Only Goldman Understands Accounting?

Robert Reich writes: The Greek debt crisis offers another illustration of Wall Street’s powers of persuasion and predation, although the Street is missing from most accounts.

The crisis was exacerbated years ago by a deal with Goldman Sachs, engineered by Goldman’s current CEO, Lloyd Blankfein.

Blankfein and his Goldman team helped Greece hide the true extent of its debt, and in the process almost doubled it. In 2001, Greece was looking for ways to disguise its mounting financial troubles. The Maastricht Treaty required all eurozone member states to show improvement in their public finances, but Greece was heading in the wrong direction.

Then Goldman Sachs came to the rescue, arranging a secret loan of 2.8 billion euros for Greece, disguised as an off-the-books “cross-currency swap”—a complicated transaction in which Greece’s foreign-currency debt was converted into a domestic-currency obligation using a fictitious market exchange rate.

As a result, about 2 percent of Greece’s debt magically disappeared from its national accounts. For its services, Goldman received a whopping 600 million euros ($793 million).  That came to about 12 percent of Goldman’s revenue from its giant trading and principal-investments unit in 2001—which posted record sales that year. The unit was run by Blankfein (who set up Hillary Clinton’s son-in-law in business).

In 2005, the deal was restructured and that 5.1 billion euros in debt locked in. Perhaps not incidentally, Mario Draghi, now head of the European Central Bank and a major player in the current Greek drama, was then managing director of Goldman’s international division.

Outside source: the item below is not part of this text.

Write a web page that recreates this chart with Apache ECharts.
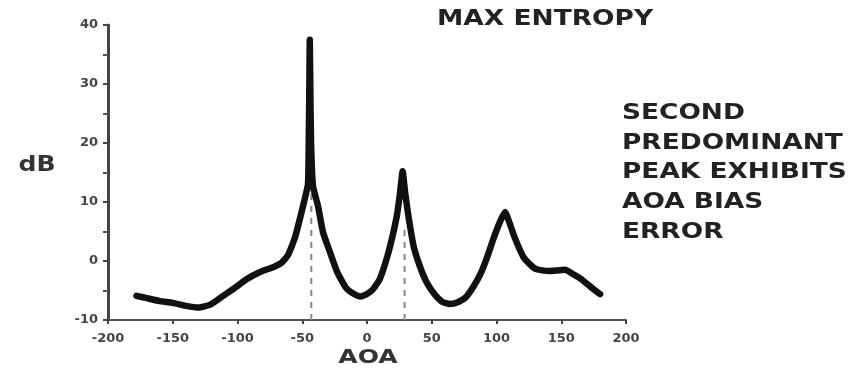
<!DOCTYPE html>
<html>
<head>
<meta charset="utf-8">
<script src="https://cdn.jsdelivr.net/npm/echarts@6/dist/echarts.min.js"></script>
<style>html,body{margin:0;padding:0;background:#fff;}#c{width:863px;height:371px;}</style>
</head>
<body>
<div id="c"></div>
<script>
// AOA (deg) and spectrum level (dB)
const aoa = [-178,-170,-160,-150,-140,-130,-121,-113,-103,-93,-83,-72,-66,-61,-55.6,-49.4,-45.6,-45,-44.5,-44.2,-43.8,-43.2,-41.7,-37.8,-34,-28.6,-23,-16,-10,-5,0,5,10,16,20,23,25.5,27.5,29.5,32,36,41,46,52,58,64,70,76,82,88,93,98,103,106.6,110,114,120.5,126,131,140,147,153,159,165,170,175,180];
const dB  = [-5.9,-6.3,-6.8,-7.1,-7.6,-7.9,-7.4,-6.2,-4.7,-3.1,-1.9,-1.0,-0.3,1.0,4.0,9.3,13,20,30,37.5,30,20,12.7,9.3,4.9,1.5,-1.9,-4.6,-5.6,-6.0,-5.6,-4.7,-3.0,1.0,4.5,7.6,11.5,15.2,11.5,7.6,2.5,-1.0,-3.6,-5.6,-6.9,-7.3,-7.0,-6.2,-4.4,-2.0,0.8,4.0,6.8,8.3,6.5,4.0,0.8,-0.6,-1.4,-1.7,-1.6,-1.5,-2.2,-3.0,-3.9,-4.8,-5.6];
// dashed markers under the two main peaks: [aoa, top dB]
const markerAoa = [-43, 29];
const markerTop = [12, 6];
const xTicks = [-200,-150,-100,-50,0,50,100,150,200];
const yTicks = [-10,0,10,20,30,40];
const titleText = 'MAX ENTROPY';
const noteLines = ['SECOND','PREDOMINANT','PEAK EXHIBITS','AOA BIAS','ERROR'];

const chart = echarts.init(document.getElementById('c'));
const FONT = '"DejaVu Sans", sans-serif';
const series = [{
  type: 'line',
  data: aoa.map((a, i) => [a, dB[i]]),
  showSymbol: false,
  symbol: 'none',
  smooth: 0.15,
  lineStyle: { color: '#111', width: 6.5, join: 'round', cap: 'round' },
  z: 3
}];
markerAoa.forEach((a, i) => {
  series.push({
    type: 'line',
    data: [[a, -10], [a, markerTop[i]]],
    symbol: 'none',
    lineStyle: { color: '#888', width: 2, type: [6, 6] },
    z: 2
  });
});
const graphic = [
  { type: 'text', x: 437, y: 20, scaleX: 1.26, style: { text: titleText, fontSize: 21, fontWeight: 'bold', fontFamily: FONT, fill: '#222', align: 'left', verticalAlign: 'middle' } },
  { type: 'text', x: 37, y: 165, scaleX: 1.14, style: { text: 'dB', fontSize: 22, fontWeight: 'bold', fontFamily: FONT, fill: '#333', align: 'center', verticalAlign: 'middle' } },
  { type: 'text', x: 368, y: 358, scaleX: 1.25, style: { text: 'AOA', fontSize: 20, fontWeight: 'bold', fontFamily: FONT, fill: '#333', align: 'center', verticalAlign: 'middle' } }
];
noteLines.forEach((t, i) => {
  graphic.push({ type: 'text', x: 622, y: 113 + 29.8 * i, scaleX: 1.2, style: { text: t, fontSize: 22, fontWeight: 'bold', fontFamily: FONT, fill: '#222', align: 'left', verticalAlign: 'middle' } });
});

chart.setOption({
  animation: false,
  backgroundColor: '#fff',
  grid: { left: 108, right: 237, top: 25, bottom: 51 },
  xAxis: {
    type: 'value', min: xTicks[0], max: xTicks[xTicks.length - 1], interval: 50,
    axisLine: { show: true, onZero: false, lineStyle: { color: '#555', width: 2 } },
    axisTick: { show: true, length: 4, lineStyle: { color: '#444', width: 2 } },
    splitLine: { show: false },
    axisLabel: { margin: 12, fontSize: 13, fontWeight: 'bold', fontFamily: FONT, color: '#444', formatter: v => String(v) }
  },
  yAxis: {
    type: 'value', min: yTicks[0], max: yTicks[yTicks.length - 1], interval: 10,
    axisLine: { show: true, onZero: false, lineStyle: { color: '#444', width: 3 } },
    axisTick: { show: true, length: 5, lineStyle: { color: '#444', width: 2 } },
    minorTick: { show: true, splitNumber: 2, length: 5, lineStyle: { color: '#555', width: 2 } },
    splitLine: { show: false },
    axisLabel: { margin: 10, fontSize: 13, fontWeight: 'bold', fontFamily: FONT, color: '#444' }
  },
  series: series,
  graphic: graphic
});
</script>
</body>
</html>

Greece wasn’t the only sinner. Until 2008, European Union accounting rules allowed member nations to manage their debt with so-called off-market rates in swaps, pushed by Goldman and other Wall Street banks. In the late 1990s, JPMorgan enabled Italy to hide its debt by swapping currency at a favorable exchange rate, thereby committing Italy to future payments that didn’t appear on its national accounts as future liabilities.

But Greece was in the worst shape, and Goldman was the biggest enabler.

Meanwhile, the people of Greece struggle to buy medicine and food.

There are analogies here in America, beginning with the predatory loans made by Goldman, other big banks, and the financial companies they were allied with in the years leading up to the bust. Today, even as the bankers vacation in the Hamptons, millions of Americans continue to struggle with the aftershock of the financial crisis in terms of lost jobs, savings, and homes.

Goldman knows very well what it is doing. It knew more about the real risks and costs of the deals it proposed than those who accepted them. “It is an issue of morality,” said the shareholder at the Goldman meeting.